* Objective *
Please write out the lines of the data exactly, beginning with the first and ending with the line containing "const xTicks = [0, 5, 10, 15, 20, 25, 30, 35];"; leave the pictures behind.

Source code of charts:
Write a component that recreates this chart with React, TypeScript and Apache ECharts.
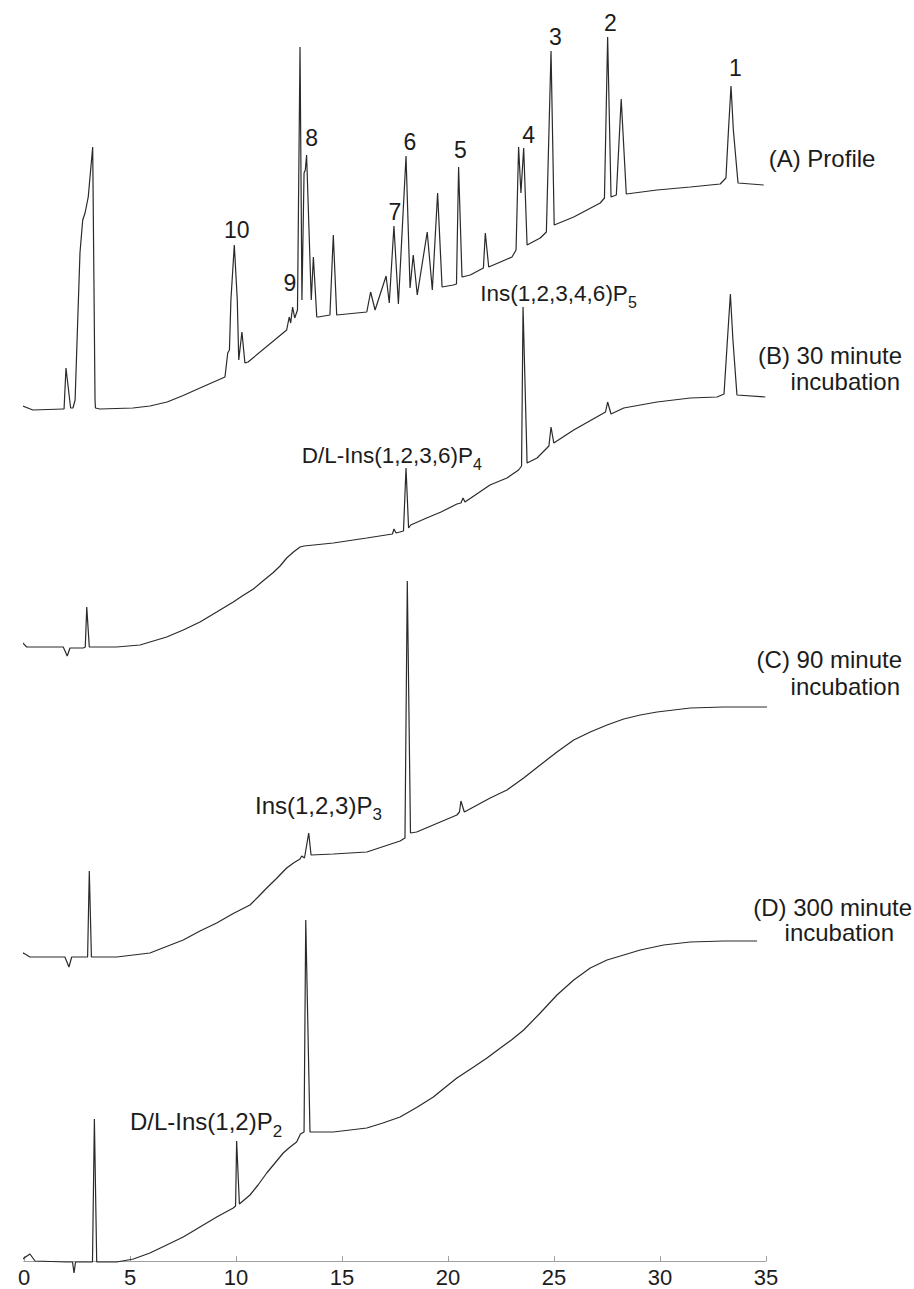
import React, { useEffect, useRef } from "react";
import * as echarts from "echarts";

// x axis ticks (retention time, min)
const xTicks = [0, 5, 10, 15, 20, 25, 30, 35];

// [retention time (min), detector signal (a.u., traces stacked)]
const traceA: number[][] = [
  [-0.34, 852], [-0.06, 855], [0.42, 851], [1.84, 852], [1.89, 852], [1.98, 893], [2.2, 853], [2.31, 853],
  [2.41, 861], [2.64, 1008], [2.77, 1041], [2.88, 1048], [3.03, 1064], [3.24, 1114], [3.35, 861], [3.37, 853],
  [3.58, 852], [5.14, 853], [5.94, 855], [6.75, 859], [7.51, 865.5], [8.3, 873], [8.89, 878.5], [9.48, 884],
  [9.61, 908], [9.69, 911], [9.76, 961], [9.92, 1016],
  [10.06, 961], [10.13, 901], [10.28, 929], [10.42, 898], [10.57, 899], [12.39, 931], [12.51, 944], [12.58, 938],
  [12.67, 954], [12.77, 943], [12.9, 951], [13.02, 1214], [13.11, 961], [13.21, 1088], [13.27, 1091], [13.33, 1106],
  [13.55, 961], [13.65, 1004], [13.81, 944], [13.88, 944], [14.43, 946], [14.59, 1026], [14.75, 946], [16.17, 949],
  [16.35, 969], [16.56, 951], [17.08, 985], [17.23, 958], [17.45, 1035], [17.66, 957], [18.02, 1105], [18.21, 973],
  [18.36, 1006], [18.55, 966], [19.02, 1029], [19.26, 971], [19.51, 1068], [19.72, 974], [20.25, 976], [20.4, 977],
  [20.5, 1094], [20.66, 984], [21.05, 986], [21.67, 993], [21.76, 1028], [21.92, 994], [23.02, 1004], [23.21, 1011],
  [23.33, 1114], [23.44, 1068], [23.57, 1113], [23.73, 1016], [24.35, 1023], [24.64, 1029], [24.86, 1210], [25.01, 1036],
  [25.93, 1044], [27.18, 1058], [27.38, 1063], [27.53, 1224], [27.69, 1064], [27.94, 1066], [28.17, 1162], [28.41, 1067],
  [29.86, 1071], [31.43, 1074], [32.84, 1077], [33.11, 1083], [33.23, 1131], [33.35, 1175], [33.46, 1131], [33.68, 1078],
  [34.89, 1076],
];

const traceB: number[][] = [
  [-0.34, 615], [-0.06, 618], [0.13, 614], [1.85, 614], [2.04, 605], [2.17, 613], [2.8, 613], [2.89, 614],
  [2.96, 654], [3.08, 614], [4.37, 614], [5.47, 616], [6.73, 624], [7.51, 631], [8.3, 639], [9.09, 649],
  [9.87, 659], [10.33, 665.5], [10.82, 672], [11.27, 680], [11.76, 688.5], [12.08, 695], [12.39, 703],
  [12.71, 709], [13.02, 714], [13.21, 715], [14.59, 718], [16.17, 723], [17.38, 727], [17.45, 732],
  [17.55, 728], [17.9, 730], [18.02, 793], [18.14, 733], [18.24, 736], [18.99, 743], [19.67, 749], [20.42, 757],
  [20.61, 758], [20.71, 763], [20.8, 759], [21.98, 776], [22.78, 783], [23.33, 791], [23.47, 795], [23.54, 954],
  [23.73, 798], [24.2, 803], [24.76, 815], [24.86, 834], [24.99, 818], [25.93, 831], [27.18, 846], [27.43, 849],
  [27.53, 859], [27.69, 847], [28.29, 853], [29.86, 859], [31.43, 863], [32.69, 864], [33.02, 867], [33.18, 921],
  [33.32, 967], [33.44, 921], [33.63, 866], [34.97, 864],
];

const traceC: number[][] = [
  [-0.27, 303], [-0.03, 308], [0.28, 304], [1.93, 304], [2.12, 294], [2.25, 304], [3.0, 304], [3.08, 390],
  [3.18, 304], [4.37, 304], [5.94, 308], [7.51, 321], [8.3, 330], [9.09, 338], [9.87, 347.5], [10.66, 356],
  [11.04, 364], [11.45, 373], [11.91, 382.5], [12.39, 393], [12.71, 398], [13.02, 402], [13.1, 405], [13.23, 403],
  [13.43, 428], [13.54, 406], [14.59, 407], [16.17, 409], [17.74, 420],
  [17.97, 423], [18.08, 680], [18.23, 428], [18.52, 429], [20.42, 446], [20.54, 449], [20.61, 460], [20.77, 449],
  [21.99, 463], [22.78, 471], [23.57, 483], [24.35, 496], [25.14, 509], [25.93, 521], [26.71, 529], [27.5, 536],
  [28.29, 542], [29.07, 546], [29.86, 549], [31.43, 553], [33.0, 554], [35.05, 554],
];

const traceD: number[][] = [
  [-0.27, -1], [0.28, 7], [0.52, 0], [2.01, -1], [2.29, -1], [2.36, -12], [2.43, -1], [3.23, -1], [3.32, 142],
  [3.43, -1], [4.37, -1], [5.16, 2], [5.94, 8], [6.73, 16], [7.51, 24], [8.3, 34], [9.09, 44], [9.87, 53],
  [9.98, 55], [10.03, 120], [10.16, 57], [10.66, 66], [11.04, 76], [11.45, 88], [11.84, 98], [12.23, 108],
  [12.55, 114], [12.86, 119], [13.04, 127], [13.21, 129], [13.29, 341], [13.49, 129], [14.59, 129], [16.17, 133],
  [16.93, 138], [17.74, 144], [18.52, 153.5], [19.31, 164], [19.86, 173.5], [20.42, 183], [21.21, 194],
  [21.84, 203], [22.47, 213], [23.02, 221.5], [23.57, 231], [24.35, 248], [25.14, 266], [25.93, 281],
  [26.71, 293], [27.5, 301], [28.29, 306], [29.07, 311], [30.17, 316], [31.43, 319], [33.0, 320], [34.58, 320],
];

const seriesNames = ["(A) Profile", "(B) 30 minute incubation", "(C) 90 minute incubation", "(D) 300 minute incubation"];
const peakNumbers = ["1", "2", "3", "4", "5", "6", "7", "8", "9", "10"];

const FONT = "'Liberation Sans', Arial, Helvetica, sans-serif";
const INK = "#1c1c1c";

function txt(text: string, x: number, y: number, size: number, align: string = "center") {
  return {
    type: "text",
    x,
    y,
    silent: true,
    style: {
      text,
      fontSize: size,
      fontFamily: FONT,
      fill: INK,
      align,
      verticalAlign: "middle",
      textAlign: align,
      textVerticalAlign: "middle",
    },
  };
}

function chem(main: string, sub: string, x: number, cy: number, size: number, subSize: number, off: number) {
  return {
    type: "text",
    x,
    y: cy - size / 2,
    silent: true,
    style: {
      text: `{m|${main}}{s|${sub}}`,
      align: "left",
      verticalAlign: "top",
      textAlign: "left",
      textVerticalAlign: "top",
      fill: INK,
      rich: {
        m: { fontSize: size, fontFamily: FONT, fill: INK, lineHeight: size, verticalAlign: "top" },
        s: { fontSize: subSize, fontFamily: FONT, fill: INK, lineHeight: size + 2 * off, verticalAlign: "middle" },
      },
    },
  };
}

export default function App() {
  const ref = useRef<HTMLDivElement>(null);

  useEffect(() => {
    document.body.style.margin = "0";
    const el = ref.current;
    if (!el) return;
    const chart = echarts.init(el, null, { renderer: "svg" });

    const traces = [traceA, traceB, traceC, traceD];
    const numPos: number[][] = [
      [735.3, 68], [610.3, 23], [555.3, 37], [528.7, 135], [460.3, 150],
      [410, 142], [395, 212], [311.7, 138], [290, 283], [236.7, 230],
    ];

    const graphic: any[] = [];
    peakNumbers.forEach((n, i) => graphic.push(txt(n, numPos[i][0], numPos[i][1], 23)));
    graphic.push(txt("(A) Profile", 768.7, 158.3, 24, "left"));
    graphic.push(txt("(B) 30 minute", 902, 355, 24, "right"));
    graphic.push(txt("incubation", 900, 381, 24, "right"));
    graphic.push(txt("(C) 90 minute", 902, 659, 24, "right"));
    graphic.push(txt("incubation", 900, 686, 24, "right"));
    graphic.push(txt("(D) 300 minute", 912, 907, 24, "right"));
    graphic.push(txt("incubation", 894, 932, 24, "right"));
    graphic.push(chem("Ins(1,2,3,4,6)P", "5", 480.3, 293.3, 22.5, 16, 9.5));
    graphic.push(chem("D/L-Ins(1,2,3,6)P", "4", 301.7, 455, 22.5, 16, 9.5));
    graphic.push(chem("Ins(1,2,3)P", "3", 255, 805, 24, 17, 9.5));
    graphic.push(chem("D/L-Ins(1,2)P", "2", 130, 1121.7, 24, 17, 9.5));

    chart.setOption({
      animation: false,
      backgroundColor: "#ffffff",
      grid: { left: 24, right: 148, top: 0, bottom: 28, containLabel: false, outerBoundsMode: "none" },
      xAxis: {
        type: "value",
        min: xTicks[0],
        max: xTicks[xTicks.length - 1],
        interval: xTicks[1] - xTicks[0],
        axisLine: { onZero: false, lineStyle: { color: "#a0a0a0", width: 1 } },
        axisTick: { show: true, inside: true, length: 5, lineStyle: { color: "#a0a0a0", width: 1 } },
        axisLabel: { margin: 5, fontSize: 22, color: INK, fontFamily: FONT },
        splitLine: { show: false },
      },
      yAxis: { type: "value", min: 0, max: 1261, show: false, splitLine: { show: false } },
      series: traces.map((d, i) => ({
        name: seriesNames[i],
        type: "line",
        data: d,
        symbol: "none",
        showSymbol: false,
        clip: false,
        silent: true,
        lineStyle: { color: "#2a2a2a", width: 1.2 },
      })),
      graphic,
    });

    return () => chart.dispose();
  }, []);

  return (
    <div
      ref={ref}
      style={{ position: "absolute", left: 0, top: 0, width: 914, height: 1289, background: "#fff" }}
    />
  );
}
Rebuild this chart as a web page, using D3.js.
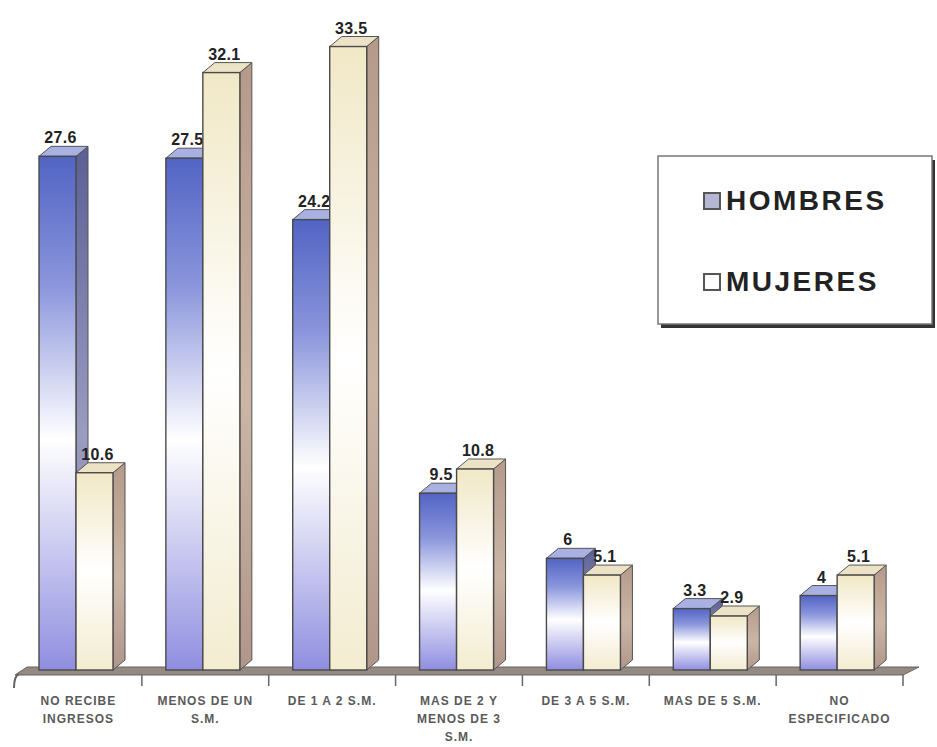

* Full solution *
Write a component that recreates this chart with React, TypeScript and Apache ECharts.
import React, { useEffect, useRef } from "react";
import * as echarts from "echarts";

// x axis ticks (retention time, min)
const xTicks = [0, 5, 10, 15, 20, 25, 30, 35];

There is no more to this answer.